UX and UI are two terms frequently used yet often misunderstood. It explains why the concepts are attached to common myths and misconceptions that lead to greater misunderstanding.
To debunk some common UI/UX myths, let's talk more about what UX and UI are.
The two terms refer to maximizing usability and user interaction with software and computerized devices. In other words, they are concerned with the flow, accessibility, and effectiveness of a digital design from start to finish to create the greatest user experience.
User Experience (UX) deals with the entire process from start to finish. The Interaction Design Foundation describes it as a story that begins before the device is even in the user's hand. UX designers are concerned with how people, or users, interact with their creation.
Were their interactions effortless? Was it easy to navigate? How did the user feel while spending time with the product?
A UX designer performs research, tests, and modifications to answer these questions. Think of them as the architect that structures the design in a way that generates a desired feeling for the user.
UserInterface (UI)cares about the visual appeal and designing interfaces to contribute to the overall experience. The goal is to offer a visual guide and accomplish the aesthetic delight to contribute to the feel. As a UI designer, one is focused on color, typography, and imagery. Imagine the UI designer as an artist who considers the psychology and symbolism of product design to create the best user experience.

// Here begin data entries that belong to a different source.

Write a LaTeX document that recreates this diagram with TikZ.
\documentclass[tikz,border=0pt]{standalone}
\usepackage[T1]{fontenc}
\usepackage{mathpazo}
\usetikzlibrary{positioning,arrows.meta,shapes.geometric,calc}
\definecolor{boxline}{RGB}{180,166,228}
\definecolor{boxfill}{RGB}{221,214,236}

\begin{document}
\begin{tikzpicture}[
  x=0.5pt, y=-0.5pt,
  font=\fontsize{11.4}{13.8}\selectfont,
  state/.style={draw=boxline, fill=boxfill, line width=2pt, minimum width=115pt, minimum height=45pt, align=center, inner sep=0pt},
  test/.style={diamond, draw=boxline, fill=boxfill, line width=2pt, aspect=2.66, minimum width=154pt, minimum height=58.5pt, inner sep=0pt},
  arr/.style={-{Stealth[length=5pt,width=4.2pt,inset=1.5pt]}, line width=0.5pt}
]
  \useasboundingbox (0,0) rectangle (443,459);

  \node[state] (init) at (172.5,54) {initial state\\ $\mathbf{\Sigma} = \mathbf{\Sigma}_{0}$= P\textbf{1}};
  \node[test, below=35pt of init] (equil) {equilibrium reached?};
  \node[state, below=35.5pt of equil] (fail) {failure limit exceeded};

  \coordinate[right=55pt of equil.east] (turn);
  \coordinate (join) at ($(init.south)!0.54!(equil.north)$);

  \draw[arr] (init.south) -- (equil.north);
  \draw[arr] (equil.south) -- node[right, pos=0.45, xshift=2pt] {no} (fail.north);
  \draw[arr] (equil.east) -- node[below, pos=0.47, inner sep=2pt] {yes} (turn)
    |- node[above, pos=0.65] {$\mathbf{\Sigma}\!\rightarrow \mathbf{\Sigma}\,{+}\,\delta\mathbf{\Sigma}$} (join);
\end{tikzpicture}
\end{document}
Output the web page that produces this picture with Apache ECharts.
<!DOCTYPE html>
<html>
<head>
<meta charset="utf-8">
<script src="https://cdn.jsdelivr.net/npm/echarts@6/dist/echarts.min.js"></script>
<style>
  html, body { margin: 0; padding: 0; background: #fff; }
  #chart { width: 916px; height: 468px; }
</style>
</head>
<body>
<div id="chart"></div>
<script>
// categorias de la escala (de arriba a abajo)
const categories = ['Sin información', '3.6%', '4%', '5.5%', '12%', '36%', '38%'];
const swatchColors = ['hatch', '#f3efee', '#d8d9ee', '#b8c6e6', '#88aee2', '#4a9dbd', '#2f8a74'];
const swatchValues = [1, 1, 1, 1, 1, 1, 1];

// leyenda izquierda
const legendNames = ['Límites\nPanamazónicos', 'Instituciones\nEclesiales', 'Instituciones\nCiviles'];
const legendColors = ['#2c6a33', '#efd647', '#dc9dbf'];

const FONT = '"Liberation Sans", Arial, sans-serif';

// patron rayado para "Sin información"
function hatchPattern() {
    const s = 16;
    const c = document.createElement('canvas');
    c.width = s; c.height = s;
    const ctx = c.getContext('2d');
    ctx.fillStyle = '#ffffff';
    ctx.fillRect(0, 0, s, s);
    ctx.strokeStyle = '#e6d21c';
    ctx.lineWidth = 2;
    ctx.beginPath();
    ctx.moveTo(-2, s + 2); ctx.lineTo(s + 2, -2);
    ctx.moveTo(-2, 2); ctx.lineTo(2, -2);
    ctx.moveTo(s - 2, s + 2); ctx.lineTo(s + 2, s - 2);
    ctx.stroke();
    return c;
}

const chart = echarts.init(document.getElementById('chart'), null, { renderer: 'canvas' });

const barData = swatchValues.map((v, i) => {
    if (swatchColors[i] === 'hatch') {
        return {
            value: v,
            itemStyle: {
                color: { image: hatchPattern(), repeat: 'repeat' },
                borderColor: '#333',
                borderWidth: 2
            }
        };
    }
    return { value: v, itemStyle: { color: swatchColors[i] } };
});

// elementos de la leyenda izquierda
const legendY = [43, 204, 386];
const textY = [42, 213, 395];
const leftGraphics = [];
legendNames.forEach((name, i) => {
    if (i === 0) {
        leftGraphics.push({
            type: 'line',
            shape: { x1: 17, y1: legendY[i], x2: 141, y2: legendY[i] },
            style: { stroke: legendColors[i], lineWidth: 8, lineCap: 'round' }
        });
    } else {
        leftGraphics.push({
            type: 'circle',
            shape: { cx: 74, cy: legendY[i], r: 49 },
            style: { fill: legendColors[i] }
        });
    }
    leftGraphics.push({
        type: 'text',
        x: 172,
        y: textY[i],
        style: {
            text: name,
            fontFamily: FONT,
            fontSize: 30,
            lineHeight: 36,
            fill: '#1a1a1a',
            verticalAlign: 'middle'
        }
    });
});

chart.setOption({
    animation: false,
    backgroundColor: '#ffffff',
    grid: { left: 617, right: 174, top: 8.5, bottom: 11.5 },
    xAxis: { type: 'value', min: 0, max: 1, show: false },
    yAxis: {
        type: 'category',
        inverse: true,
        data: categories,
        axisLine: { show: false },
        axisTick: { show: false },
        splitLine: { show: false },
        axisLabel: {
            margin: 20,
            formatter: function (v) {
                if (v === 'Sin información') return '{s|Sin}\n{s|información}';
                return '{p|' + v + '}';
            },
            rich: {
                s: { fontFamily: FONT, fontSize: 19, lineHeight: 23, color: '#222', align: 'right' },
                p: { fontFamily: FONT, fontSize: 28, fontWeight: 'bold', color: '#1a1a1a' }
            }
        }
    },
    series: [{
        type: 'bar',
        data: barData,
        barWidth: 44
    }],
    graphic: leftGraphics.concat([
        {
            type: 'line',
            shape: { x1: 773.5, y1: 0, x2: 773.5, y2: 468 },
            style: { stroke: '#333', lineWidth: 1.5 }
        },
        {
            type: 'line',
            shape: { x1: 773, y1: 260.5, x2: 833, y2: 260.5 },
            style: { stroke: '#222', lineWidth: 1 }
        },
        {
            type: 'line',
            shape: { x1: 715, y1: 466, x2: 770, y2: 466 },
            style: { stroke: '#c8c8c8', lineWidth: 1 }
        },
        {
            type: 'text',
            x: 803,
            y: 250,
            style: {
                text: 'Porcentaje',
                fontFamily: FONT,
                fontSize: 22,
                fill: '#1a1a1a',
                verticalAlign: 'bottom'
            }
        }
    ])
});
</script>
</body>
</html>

In short, UX is a big bubble that houses UI, interaction design, and visual design. Together they focus on the user's needs, feelings, and overall experience to reach product effectiveness and success.
After differentiating the two, let's bust 5 common myths and misconceptions associated with UX and UI.
UI/UX are the same thing.
Many believe UI and UX are interchangeable terms, but UX is much bigger. In fact, UI is a single piece to the bigger UX puzzle. UX is about doing the research necessary to understand the actual problem, to understand the users, and to understand the business and technical needs to reach a solution. UI design should be built off the research done for UX work. From the discoveries, UI can focus on the visual design to create the greatest user experience.

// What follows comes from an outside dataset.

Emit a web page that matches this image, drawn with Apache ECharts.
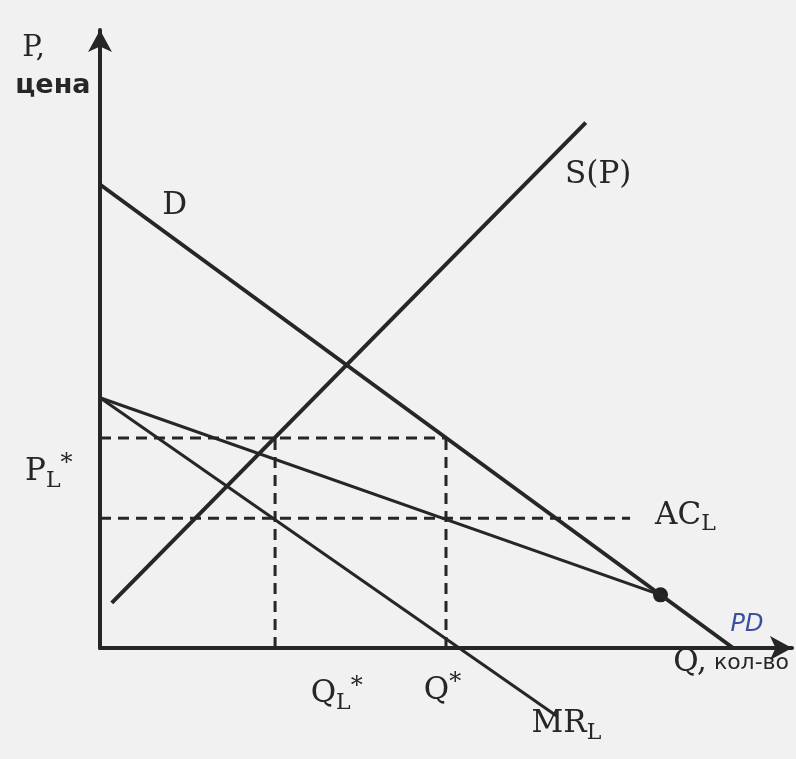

UX and UI design takes too much time and money.
In reality, UX/UI saves time. The commitment feels heavy at first, but UX/UI ensures the project is right on track from the start: that developers are solving the right problem, that the product is user friendly, that business needs are met. If UX/UI isn't discovered at the beginning of the project, developers can run into problems that prolong the project's process.

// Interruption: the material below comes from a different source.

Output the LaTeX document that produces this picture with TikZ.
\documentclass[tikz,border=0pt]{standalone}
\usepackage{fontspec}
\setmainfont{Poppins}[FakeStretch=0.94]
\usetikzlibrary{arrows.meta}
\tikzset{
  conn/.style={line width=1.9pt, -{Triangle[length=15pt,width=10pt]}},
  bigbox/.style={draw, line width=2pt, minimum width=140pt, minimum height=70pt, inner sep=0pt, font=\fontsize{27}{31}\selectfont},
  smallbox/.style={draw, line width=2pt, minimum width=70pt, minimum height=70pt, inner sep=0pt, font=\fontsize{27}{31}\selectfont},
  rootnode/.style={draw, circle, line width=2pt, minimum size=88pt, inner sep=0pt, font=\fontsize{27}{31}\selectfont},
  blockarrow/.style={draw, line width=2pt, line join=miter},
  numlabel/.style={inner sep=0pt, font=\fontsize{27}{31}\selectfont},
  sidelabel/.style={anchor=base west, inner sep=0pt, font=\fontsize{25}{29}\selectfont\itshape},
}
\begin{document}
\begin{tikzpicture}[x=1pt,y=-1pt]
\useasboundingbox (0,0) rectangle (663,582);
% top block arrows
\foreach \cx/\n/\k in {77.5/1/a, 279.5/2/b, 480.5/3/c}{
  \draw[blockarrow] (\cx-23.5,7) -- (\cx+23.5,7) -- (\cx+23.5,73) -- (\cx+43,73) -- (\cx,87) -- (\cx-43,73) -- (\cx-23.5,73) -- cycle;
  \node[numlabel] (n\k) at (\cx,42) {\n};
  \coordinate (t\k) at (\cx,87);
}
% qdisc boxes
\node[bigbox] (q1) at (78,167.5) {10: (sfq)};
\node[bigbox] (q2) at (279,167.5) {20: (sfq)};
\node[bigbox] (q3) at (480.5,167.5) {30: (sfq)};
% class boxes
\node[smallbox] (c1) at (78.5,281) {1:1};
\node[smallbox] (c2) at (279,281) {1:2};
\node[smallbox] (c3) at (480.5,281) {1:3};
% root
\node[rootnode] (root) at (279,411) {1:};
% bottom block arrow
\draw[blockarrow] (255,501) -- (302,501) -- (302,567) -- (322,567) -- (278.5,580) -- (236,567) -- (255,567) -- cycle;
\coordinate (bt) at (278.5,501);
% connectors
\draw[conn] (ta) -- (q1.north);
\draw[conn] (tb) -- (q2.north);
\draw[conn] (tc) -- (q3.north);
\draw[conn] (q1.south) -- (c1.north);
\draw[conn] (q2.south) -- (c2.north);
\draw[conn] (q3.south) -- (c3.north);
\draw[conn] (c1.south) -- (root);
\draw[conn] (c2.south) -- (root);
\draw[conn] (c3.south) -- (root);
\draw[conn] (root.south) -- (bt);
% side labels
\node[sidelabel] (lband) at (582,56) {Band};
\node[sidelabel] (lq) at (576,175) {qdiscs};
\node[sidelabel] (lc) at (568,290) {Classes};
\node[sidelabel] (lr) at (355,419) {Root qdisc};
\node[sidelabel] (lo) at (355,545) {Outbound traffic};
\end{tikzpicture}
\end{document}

A good design doesn't need testing.
A design only becomes good by testing! Even if it seems flawless, it's an important part of the process to differentiate the developer's expertise with the user's needs. And, the creators aren't the end users, so it's important to test the design with those who will actually use it. This helps identify pain points and difficulties that can be re-modified and tested again for the best experience. It requires failing and constant re-evaluation, but it's the best way to meet the user's expectations.
UX/UI can be done in the middle or at the end of the project.
UX/UI works best when it's not the final cherry top. It needs to be one of the first things to happen on a project. It starts with the UX research to identify the right problem, understand users and business requirements, and THEN come up solutions. Ideally, this work should be done before the developers start coding. UX/UI testing can also continue throughout a project as new challenges arise.
More is better.
More options seem helpful, but they lead to confusion and lingering decisions. Hick's Law is a common theory many User Interface designers keep in mind when creating a product. The website lawsofux.com explains Hick's Law this way: "The time it takes to make a decision increases with the number and complexities of choices". In other words, less is better. The simpler something is, the more intuitive it's likely to be.
Overall, User Experience is the umbrella term that houses User Interface and design. As processes, they claim to create the best, most effective and efficient experience for people on digital platforms. With their differences, UX and UI still share the same goal of finding solutions through branding, design, usability, and function to meet user and business needs.